**What needs to be done**
Wherever the word "Clone" turns up in a line of the entries, copy that line.

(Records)

--- begin ---

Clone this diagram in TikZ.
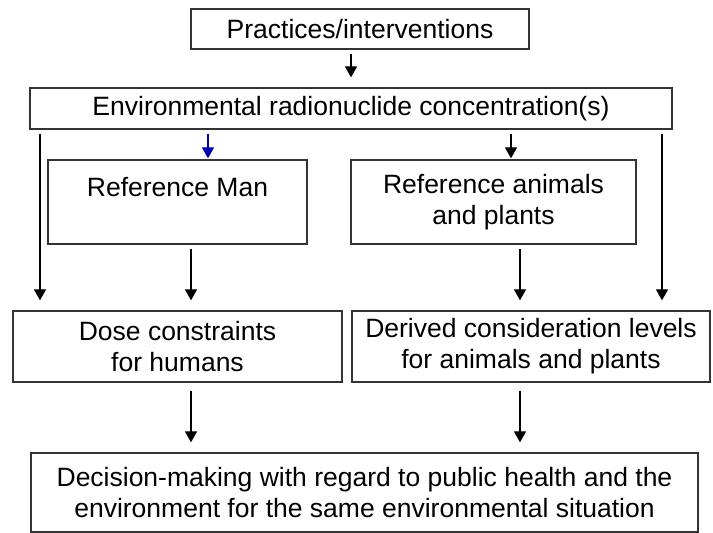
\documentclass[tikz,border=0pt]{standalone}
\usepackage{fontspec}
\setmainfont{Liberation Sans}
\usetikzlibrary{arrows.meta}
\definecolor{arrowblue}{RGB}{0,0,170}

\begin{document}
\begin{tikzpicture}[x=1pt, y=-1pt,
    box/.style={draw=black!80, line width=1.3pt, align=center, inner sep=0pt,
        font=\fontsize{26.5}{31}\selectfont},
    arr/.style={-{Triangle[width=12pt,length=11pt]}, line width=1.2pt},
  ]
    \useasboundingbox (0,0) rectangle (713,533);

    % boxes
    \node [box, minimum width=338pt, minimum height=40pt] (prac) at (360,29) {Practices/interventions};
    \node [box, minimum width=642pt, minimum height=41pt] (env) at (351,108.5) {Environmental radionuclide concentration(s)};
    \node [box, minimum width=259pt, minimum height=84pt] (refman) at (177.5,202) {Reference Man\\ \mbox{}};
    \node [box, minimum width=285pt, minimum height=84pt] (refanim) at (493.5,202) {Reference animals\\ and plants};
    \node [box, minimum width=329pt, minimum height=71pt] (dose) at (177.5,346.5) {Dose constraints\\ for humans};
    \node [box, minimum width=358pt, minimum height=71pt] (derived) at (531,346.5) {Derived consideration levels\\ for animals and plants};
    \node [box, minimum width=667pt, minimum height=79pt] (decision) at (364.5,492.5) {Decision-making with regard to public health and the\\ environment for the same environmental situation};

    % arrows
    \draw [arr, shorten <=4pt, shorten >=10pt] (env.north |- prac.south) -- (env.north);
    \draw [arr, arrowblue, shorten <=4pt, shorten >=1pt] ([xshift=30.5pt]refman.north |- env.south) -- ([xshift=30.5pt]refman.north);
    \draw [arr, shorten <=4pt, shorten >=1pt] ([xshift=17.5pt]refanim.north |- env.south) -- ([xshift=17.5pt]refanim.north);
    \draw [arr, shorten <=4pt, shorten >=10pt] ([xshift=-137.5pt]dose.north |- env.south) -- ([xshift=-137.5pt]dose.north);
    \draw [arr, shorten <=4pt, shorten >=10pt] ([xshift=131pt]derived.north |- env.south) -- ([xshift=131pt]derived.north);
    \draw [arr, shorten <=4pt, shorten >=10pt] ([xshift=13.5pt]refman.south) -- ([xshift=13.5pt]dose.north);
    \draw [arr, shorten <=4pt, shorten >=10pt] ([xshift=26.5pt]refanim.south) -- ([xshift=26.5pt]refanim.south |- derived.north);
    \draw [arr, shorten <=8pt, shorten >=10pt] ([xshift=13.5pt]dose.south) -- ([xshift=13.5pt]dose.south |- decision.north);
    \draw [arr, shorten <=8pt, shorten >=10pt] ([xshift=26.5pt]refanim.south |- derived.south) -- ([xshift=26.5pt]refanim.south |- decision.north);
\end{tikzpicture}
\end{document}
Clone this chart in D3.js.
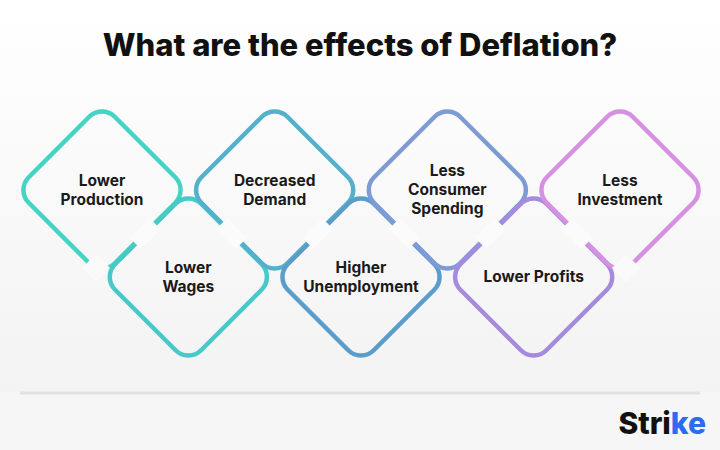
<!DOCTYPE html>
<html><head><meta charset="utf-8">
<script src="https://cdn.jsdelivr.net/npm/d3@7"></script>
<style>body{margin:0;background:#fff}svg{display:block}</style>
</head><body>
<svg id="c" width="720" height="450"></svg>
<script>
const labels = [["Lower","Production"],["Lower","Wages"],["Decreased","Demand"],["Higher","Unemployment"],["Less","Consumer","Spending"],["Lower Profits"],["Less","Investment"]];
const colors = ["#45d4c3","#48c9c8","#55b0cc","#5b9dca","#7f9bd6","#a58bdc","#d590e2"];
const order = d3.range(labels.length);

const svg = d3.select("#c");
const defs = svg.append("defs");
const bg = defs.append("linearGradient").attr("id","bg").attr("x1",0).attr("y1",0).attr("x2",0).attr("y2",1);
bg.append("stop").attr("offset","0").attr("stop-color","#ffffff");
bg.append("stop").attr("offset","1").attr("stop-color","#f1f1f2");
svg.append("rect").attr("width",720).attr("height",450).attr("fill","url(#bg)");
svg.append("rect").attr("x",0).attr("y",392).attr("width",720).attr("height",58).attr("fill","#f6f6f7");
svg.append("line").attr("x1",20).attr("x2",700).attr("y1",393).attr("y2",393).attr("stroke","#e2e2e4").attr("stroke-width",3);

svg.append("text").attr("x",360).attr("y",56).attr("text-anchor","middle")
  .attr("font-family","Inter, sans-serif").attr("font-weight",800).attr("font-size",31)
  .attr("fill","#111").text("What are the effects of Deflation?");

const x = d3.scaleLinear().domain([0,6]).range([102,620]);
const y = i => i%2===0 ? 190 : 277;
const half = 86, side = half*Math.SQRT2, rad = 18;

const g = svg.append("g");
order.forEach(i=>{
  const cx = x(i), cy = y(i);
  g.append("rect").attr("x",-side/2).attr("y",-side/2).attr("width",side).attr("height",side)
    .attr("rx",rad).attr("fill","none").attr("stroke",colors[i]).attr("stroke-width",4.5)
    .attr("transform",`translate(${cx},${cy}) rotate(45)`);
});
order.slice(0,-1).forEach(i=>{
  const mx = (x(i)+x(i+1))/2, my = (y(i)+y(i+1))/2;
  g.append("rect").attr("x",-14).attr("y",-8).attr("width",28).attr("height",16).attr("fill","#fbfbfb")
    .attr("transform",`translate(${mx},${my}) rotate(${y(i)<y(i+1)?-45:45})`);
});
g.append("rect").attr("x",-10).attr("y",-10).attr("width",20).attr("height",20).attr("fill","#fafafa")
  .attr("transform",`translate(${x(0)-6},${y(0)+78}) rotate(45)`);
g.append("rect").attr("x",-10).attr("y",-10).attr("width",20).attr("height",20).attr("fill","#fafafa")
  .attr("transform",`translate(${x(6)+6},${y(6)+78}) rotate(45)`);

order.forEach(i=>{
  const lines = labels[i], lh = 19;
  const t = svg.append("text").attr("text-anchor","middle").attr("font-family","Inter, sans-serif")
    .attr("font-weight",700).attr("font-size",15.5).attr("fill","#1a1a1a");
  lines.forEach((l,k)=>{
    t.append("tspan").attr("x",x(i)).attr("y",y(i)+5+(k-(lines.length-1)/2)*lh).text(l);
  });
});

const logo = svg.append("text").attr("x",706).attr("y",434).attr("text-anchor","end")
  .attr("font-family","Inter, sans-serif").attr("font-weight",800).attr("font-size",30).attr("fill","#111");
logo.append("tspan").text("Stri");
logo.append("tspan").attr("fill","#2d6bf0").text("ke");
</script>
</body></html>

--- end ---

**The reply**
Clone this diagram in TikZ.
Clone this chart in D3.js.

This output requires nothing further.